Mubarak-appointed PM resigns
Military picks former transport minister to form cabinet
Egypt's military rulers say the prime minister appointed by ousted President Hosni Mubarak has resigned, meeting a key demand of the opposition protest movement.
The Tunisian uprising in January touched off a wave of similar demonstrations and rebellions in the Middle East and North Africa. Here is a quick look at some of the unrest in the now-volatile regions.
Former air force officer Ahmed Shafiq was named prime minister by Mubarak shortly after the Jan. 25 outbreak of massive anti-government protests.
Mubarak stepped down Feb. 11, but Shafiq stayed in office at the head of a caretaker government.
Leaders of the 18-day uprising that forced Mubarak to step down have been pressing the military to fire Shafiq, arguing that a prime minister sworn in by the ousted leader should not stay in office.
A brief statement posted Thursday by the military on its official website said it had chosen former Transport Minister Essam Sharaf as the new prime minister and tasked him with forming a new cabinet to run the government throughout a transition back to civilian rule.
The prompt acceptance by the military of Shafiq's resignation shows the sensitivity of the ruling generals to the demands of the uprising's leaders, but many in Egypt now believe the military should put its foot down and focus on restoring law and order in this country of 80 million people.
PM must tackle crime, economic woes
Egypt has been gripped by a crime wave it had not seen in living memory, with a marked rise in armed robberies, arson and street battles between rival criminal gangs over territory. Demoralized and hated by many for their perceived brutality against protesters, security forces have yet to fully take back the streets. They numbered around 500,000 on the eve of the protests.
The military police, meanwhile, has stepped in to fill the vacuum, but its personnel don't have the intelligence capabilities or the manpower to efficiently police the country.
Beside security, one of the main tasks now facing Sharaf is to revive the economy hard hit by the protests.

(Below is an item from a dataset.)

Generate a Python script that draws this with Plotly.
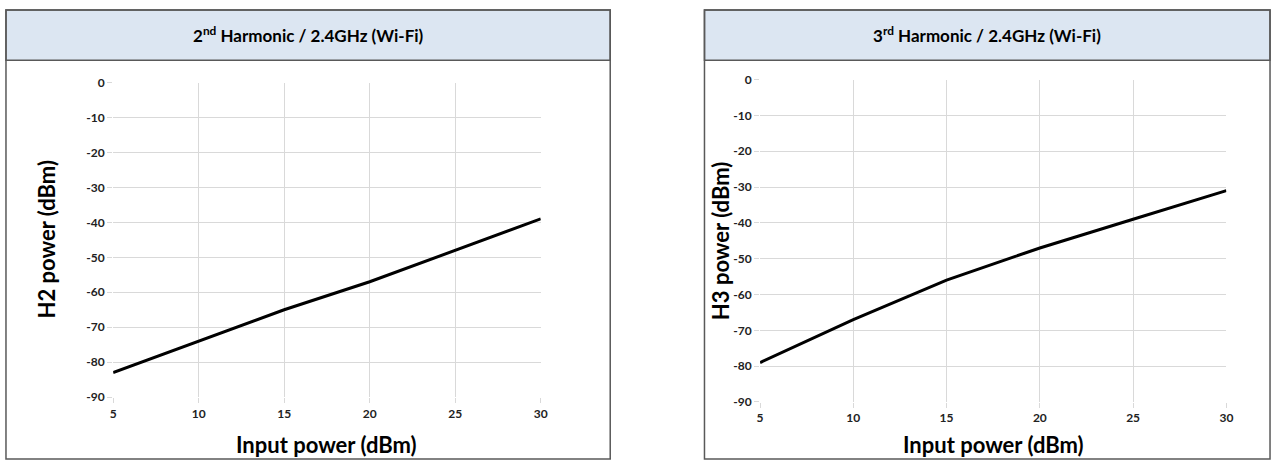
import plotly.graph_objects as go

# Input power sweep (dBm)
input_power = [5, 10, 15, 20, 25, 30]
# 2nd and 3rd harmonic output power (dBm)
h2_power = [-83, -74, -65, -57, -48, -39]
h3_power = [-79, -67, -56, -47, -39, -31]

x_ticks = [5, 10, 15, 20, 25, 30]
y_ticks = [0, -10, -20, -30, -40, -50, -60, -70, -80, -90]
y_tick_labels = [str(v) for v in y_ticks]  # plain hyphen, not unicode minus

W, H = 1280, 468
FONT = "Lato"


def px(x):
    return x / W


def py(y):
    return 1 - y / H


fig = go.Figure()
fig.add_trace(go.Scatter(x=input_power, y=h2_power, mode="lines",
                         line=dict(color="black", width=3),
                         xaxis="x", yaxis="y", showlegend=False))
fig.add_trace(go.Scatter(x=input_power, y=h3_power, mode="lines",
                         line=dict(color="black", width=3),
                         xaxis="x2", yaxis="y2", showlegend=False))

axis_common = dict(
    showgrid=True, gridcolor="#d9d9d9", gridwidth=1,
    zeroline=False, showline=False,
    ticks="outside", ticklen=5, tickcolor="#d9d9d9",
    tickfont=dict(family=FONT, size=12, color="#222222", weight="bold"),
)

# panel geometry in pixels
panels = [
    dict(box=(3, 612), plot=(111, 542, 77, 402), title="2<sup>nd</sup> Harmonic / 2.4GHz (Wi-Fi)",
         ytitle="H2 power (dBm)", ytitle_x=44),
    dict(box=(707, 1277), plot=(763, 1233, 74, 407), title="3<sup>rd</sup> Harmonic / 2.4GHz (Wi-Fi)",
         ytitle="H3 power (dBm)", ytitle_x=723),
]

shapes = []
annotations = []
layout_axes = {}
for i, p in enumerate(panels):
    bl, br = p["box"]
    pl, pr, pt, pb = p["plot"]
    sfx = "" if i == 0 else str(i + 1)
    layout_axes["xaxis" + sfx] = dict(
        axis_common, domain=[px(pl), px(pr)], range=[5, 30],
        tickvals=x_ticks, anchor="y" + sfx,
    )
    layout_axes["yaxis" + sfx] = dict(
        axis_common, domain=[py(pb), py(pt)], range=[-90, 0],
        tickvals=y_ticks, ticktext=y_tick_labels, anchor="x" + sfx,
    )
    # header band
    shapes.append(dict(type="rect", xref="paper", yref="paper",
                       x0=px(bl), x1=px(br), y0=py(54), y1=py(2),
                       fillcolor="#dce6f2", line=dict(color="#595959", width=1.5),
                       layer="below"))
    # outer box
    shapes.append(dict(type="rect", xref="paper", yref="paper",
                       x0=px(bl), x1=px(br), y0=py(466), y1=py(2),
                       fillcolor="rgba(0,0,0,0)", line=dict(color="#595959", width=1.5),
                       layer="below"))
    annotations.append(dict(text=p["title"], xref="paper", yref="paper",
                            x=px((bl + br) / 2), y=py(27), showarrow=False,
                            xanchor="center", yanchor="middle",
                            font=dict(family=FONT, size=17, color="black", weight="bold")))
    annotations.append(dict(text="Input power (dBm)", xref="paper", yref="paper",
                            x=px((pl + pr) / 2), y=py(451), showarrow=False,
                            xanchor="center", yanchor="middle",
                            font=dict(family=FONT, size=22, color="black", weight="bold")))
    annotations.append(dict(text=p["ytitle"], xref="paper", yref="paper",
                            x=px(p["ytitle_x"]), y=py((pt + pb) / 2), showarrow=False,
                            textangle=-90, xanchor="center", yanchor="middle",
                            font=dict(family=FONT, size=22, color="black", weight="bold")))

fig.update_layout(
    autosize=True,
    margin=dict(l=0, r=0, t=0, b=0),
    paper_bgcolor="white", plot_bgcolor="white",
    shapes=shapes, annotations=annotations,
    **layout_axes,
)

# strip page margins so the figure fills the window exactly
page_fix = (
    "document.documentElement.style.margin='0px';"
    "document.documentElement.style.overflow='hidden';"
    "document.body.style.margin='0px';"
    "document.body.style.overflow='hidden';"
)
fig.write_html("out.html", config={"displayModeBar": False, "responsive": True},
               default_width="100vw", default_height="100vh", post_script=page_fix)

The stock market has been closed for more than a month and foreign tourists have only begun to trickle back in small numbers.
Investor confidence has been badly hit too by the dozens of criminal investigations into corruption allegations against senior officials from the former regime.
Invitation to hold talks accepted in Bahrain
In Bahrain, opposition groups have accepted Crown Prince Salman bin Hamad Al Khalifa's invitation to hold talks on political reforms.
Since mid-February, protesters have been staging daily marches against the Sunni-led government.
Seven people were killed and hundreds wounded when security forces moved in to break up protesters on Manama's Pearl Square on Feb. 17.
"We will talk to the crown prince, but we are not going to sit together for a casual chat, but for a meaningful dialogue only," said Abdul Jalil Khalil, a leader of Bahrain's main Shia group Al Wefaq.
Khalil said no date has been set for the beginning of the talks. The opposition groups will present their demands and a "framework for dialogue" later on Thursday, he said.
The opposition has previously called for formation of a constitutional monarchy that would have an elected government.
Bahrain is a U.S. key ally in the Gulf, hosting the Navy's 5th Fleet. The island's Sunni dynasty has ruled Bahrain's majority Shias for 200 years. The ruling family has strong backing from other Gulf Arab leaders, who fear that Shia powerhouse Iran could gain further footholds through the uprising.
Tunisians to vote July 24
Tunisia's interim president has called for new legislative elections to be held July 24.
Caretaker President Fouad Mebazaa says the vote will elect representatives for a constitutional assembly tasked with writing a new constitution.
Mebazza made the announcement in a nationally televised addressThursday.